Using the Alamo space to store munitions didn’t sit well with the Catholic Church nor did the Army’s moves to evict squatters from the property. The church laid claim to the Alamo and sued to oust the Army, according to the Express.

The church was unsuccessful, Express archives show. The Army eventually evicted squatters from the Alamo Grounds and managed to hold onto the property until 1860, spending about $5,000 on renovations during its 11-year stay.

As the Army slugged it out with the Catholic Church in local district court over the Alamo, it sought out a larger space for its arms and artillery. The Army officially established the Arsenal in 1859 at the 600 block of S. Flores St, which in its infancy primarily supplied munitions to the Department of Texas to guard settlements.

The compound wouldn’t remain in U.S. hands for long. Confederate forces overtook the Arsenal after Texas lawmakers voted Feb. 1, 1861, to secede from the United States. Governor Sam Houston, who opposed secession, refused to call a special session of the Texas Legislature to vote on the matter. But other state officials went around Houston and held their own vote: 166 to eight.
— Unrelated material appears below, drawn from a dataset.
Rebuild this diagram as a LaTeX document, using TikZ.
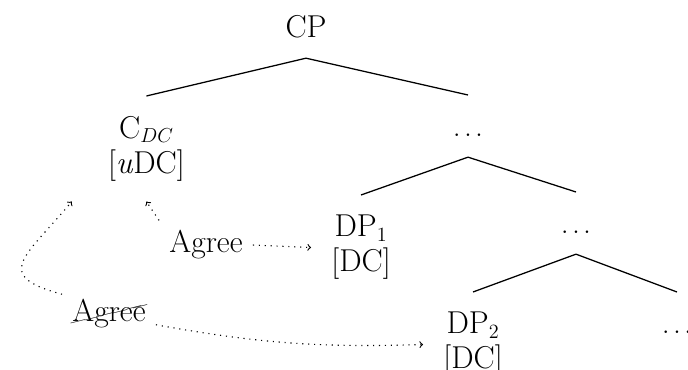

“We hold as undeniable truths that the governments of the various States, and of the confederacy itself, were established exclusively by the white race, for themselves and their posterity; that the African race had no agency in their establishment; that they were rightfully held and regarded as an inferior and dependent race, and in that condition only could their existence in this country be rendered beneficial or tolerable,” read the state’s declaration of causes for its secession.

The convention authorized a “Committee of Safety” to seize all Union property. Houston realized Confederate forces would descend on the arsenal and tried to enlist Texas Rangers loyal to Houston to beat Confederates to the stores of arms and supplies, according to the Texas State Library and Archives Commission.

But, it was too late. Benjamin McCulloch, a soldier in the Texas Revolution who would go on to be a brigadier general for the Confederates, beat Houston there with a group of Texans in tow. Gen. David Twiggs, a Confederate sympathizer who led U.S. forces in Texas, surrendered more than $3 million worth of cash, ordnance, wagons, animals, supplies and forts on Feb. 16, 1861. Captain Robert Henry Kirkwood Whiteley, who oversaw the Arsenal, was forced to hand over the complex and all other federal property in San Antonio to the Confederates.